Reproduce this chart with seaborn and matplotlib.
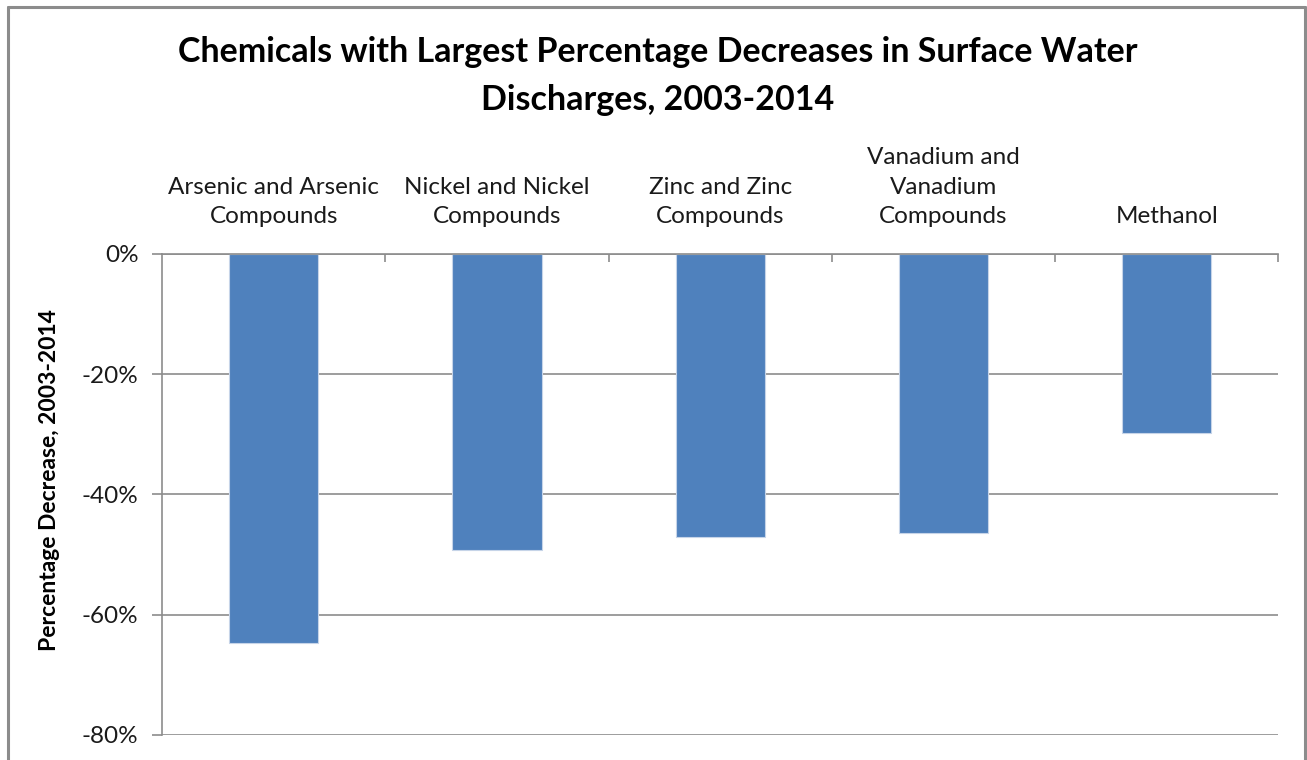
import matplotlib
matplotlib.use("Agg")
import matplotlib.pyplot as plt
import matplotlib.ticker as mticker
from matplotlib.lines import Line2D
import seaborn as sns

# data
categories = [
    "Arsenic and Arsenic\nCompounds",
    "Nickel and Nickel\nCompounds",
    "Zinc and Zinc\nCompounds",
    "Vanadium and\nVanadium\nCompounds",
    "Methanol",
]
pct_change = [-64.7, -49.2, -47.1, -46.4, -29.8]
y_ticks = [0, -20, -40, -60, -80]

sns.set_theme(style="white")
plt.rcParams["font.family"] = ["Lato", "DejaVu Sans"]

fig = plt.figure(figsize=(13.07, 7.6), dpi=100)
ax = fig.add_axes([0.124, 0.033, 0.854, 0.633])

sns.barplot(x=categories, y=pct_change, color="#4F81BD", width=0.4,
            saturation=1, edgecolor="#C6D4E8", linewidth=0.8, ax=ax)

ax.set_xlim(-0.5, len(categories) - 0.5)
ax.set_ylim(-80, 0)
ax.set_yticks(y_ticks)
ax.yaxis.set_major_formatter(mticker.FuncFormatter(lambda v, p: f"{v:.0f}%"))
ax.yaxis.grid(True, color="#8C8C8C", linewidth=1.2)
ax.set_axisbelow(True)

# category labels above the zero line
ax.xaxis.tick_top()
ax.tick_params(axis="x", which="major", length=0, pad=19, labelsize=17.5,
               colors="#1a1a1a")
ax.set_xticks(range(len(categories)), categories, linespacing=1.5,
              va="bottom")
ax.set_xticks([i + 0.5 for i in range(len(categories))], minor=True)
ax.tick_params(axis="x", which="minor", direction="in", length=6,
               color="#8C8C8C", width=1.2, top=True, bottom=False)

ax.tick_params(axis="y", which="major", left=True, direction="out",
               length=7, width=1.2, color="#8C8C8C", pad=10,
               labelsize=17.5, labelcolor="#1a1a1a")

for side in ["right", "bottom"]:
    ax.spines[side].set_visible(False)
ax.spines["left"].set_color("#8C8C8C")
ax.spines["left"].set_linewidth(1.2)
ax.spines["top"].set_color("#8C8C8C")
ax.spines["top"].set_linewidth(1.2)

ax.set_xlabel("")
ax.set_ylabel("Percentage Decrease, 2003-2014", fontsize=16.5,
              fontweight="bold", color="black")
ax.yaxis.set_label_coords(-0.091, 0.53)

fig.suptitle("Chemicals with Largest Percentage Decreases in Surface Water\n"
             "Discharges, 2003-2014", x=0.503, y=0.952, fontsize=24.5,
             fontweight="bold", linespacing=1.6, color="black")

# outer chart frame (bottom edge is off-picture)
frame_kw = dict(color="#8C8C8C", linewidth=2.2, transform=fig.transFigure)
fig.add_artist(Line2D([0.0065, 0.0065], [0.0, 0.991], **frame_kw))
fig.add_artist(Line2D([0.0065, 0.9985], [0.991, 0.991], **frame_kw))
fig.add_artist(Line2D([0.9985, 0.9985], [0.0, 0.991], **frame_kw))

fig.savefig("out.png", dpi=100)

· · · ·

* **Instructions to follow**
Copy every line of the data word for word, omitting the images.

* **The completed task**
Reproduce this chart with seaborn and matplotlib.
import matplotlib
matplotlib.use("Agg")
import matplotlib.pyplot as plt
import matplotlib.ticker as mticker
from matplotlib.lines import Line2D
import seaborn as sns

# data
categories = [
    "Arsenic and Arsenic\nCompounds",
    "Nickel and Nickel\nCompounds",
    "Zinc and Zinc\nCompounds",
    "Vanadium and\nVanadium\nCompounds",
    "Methanol",
]
pct_change = [-64.7, -49.2, -47.1, -46.4, -29.8]
y_ticks = [0, -20, -40, -60, -80]

sns.set_theme(style="white")
plt.rcParams["font.family"] = ["Lato", "DejaVu Sans"]

fig = plt.figure(figsize=(13.07, 7.6), dpi=100)
ax = fig.add_axes([0.124, 0.033, 0.854, 0.633])

sns.barplot(x=categories, y=pct_change, color="#4F81BD", width=0.4,
            saturation=1, edgecolor="#C6D4E8", linewidth=0.8, ax=ax)

ax.set_xlim(-0.5, len(categories) - 0.5)
ax.set_ylim(-80, 0)
ax.set_yticks(y_ticks)
ax.yaxis.set_major_formatter(mticker.FuncFormatter(lambda v, p: f"{v:.0f}%"))
ax.yaxis.grid(True, color="#8C8C8C", linewidth=1.2)
ax.set_axisbelow(True)

# category labels above the zero line
ax.xaxis.tick_top()
ax.tick_params(axis="x", which="major", length=0, pad=19, labelsize=17.5,
               colors="#1a1a1a")
ax.set_xticks(range(len(categories)), categories, linespacing=1.5,
              va="bottom")
ax.set_xticks([i + 0.5 for i in range(len(categories))], minor=True)
ax.tick_params(axis="x", which="minor", direction="in", length=6,
               color="#8C8C8C", width=1.2, top=True, bottom=False)

ax.tick_params(axis="y", which="major", left=True, direction="out",
               length=7, width=1.2, color="#8C8C8C", pad=10,
               labelsize=17.5, labelcolor="#1a1a1a")

for side in ["right", "bottom"]:
    ax.spines[side].set_visible(False)
ax.spines["left"].set_color("#8C8C8C")
ax.spines["left"].set_linewidth(1.2)
ax.spines["top"].set_color("#8C8C8C")
ax.spines["top"].set_linewidth(1.2)

ax.set_xlabel("")
ax.set_ylabel("Percentage Decrease, 2003-2014", fontsize=16.5,
              fontweight="bold", color="black")
ax.yaxis.set_label_coords(-0.091, 0.53)

fig.suptitle("Chemicals with Largest Percentage Decreases in Surface Water\n"
             "Discharges, 2003-2014", x=0.503, y=0.952, fontsize=24.5,
             fontweight="bold", linespacing=1.6, color="black")

# outer chart frame (bottom edge is off-picture)
frame_kw = dict(color="#8C8C8C", linewidth=2.2, transform=fig.transFigure)
fig.add_artist(Line2D([0.0065, 0.0065], [0.0, 0.991], **frame_kw))
fig.add_artist(Line2D([0.0065, 0.9985], [0.991, 0.991], **frame_kw))
fig.add_artist(Line2D([0.9985, 0.9985], [0.0, 0.991], **frame_kw))

fig.savefig("out.png", dpi=100)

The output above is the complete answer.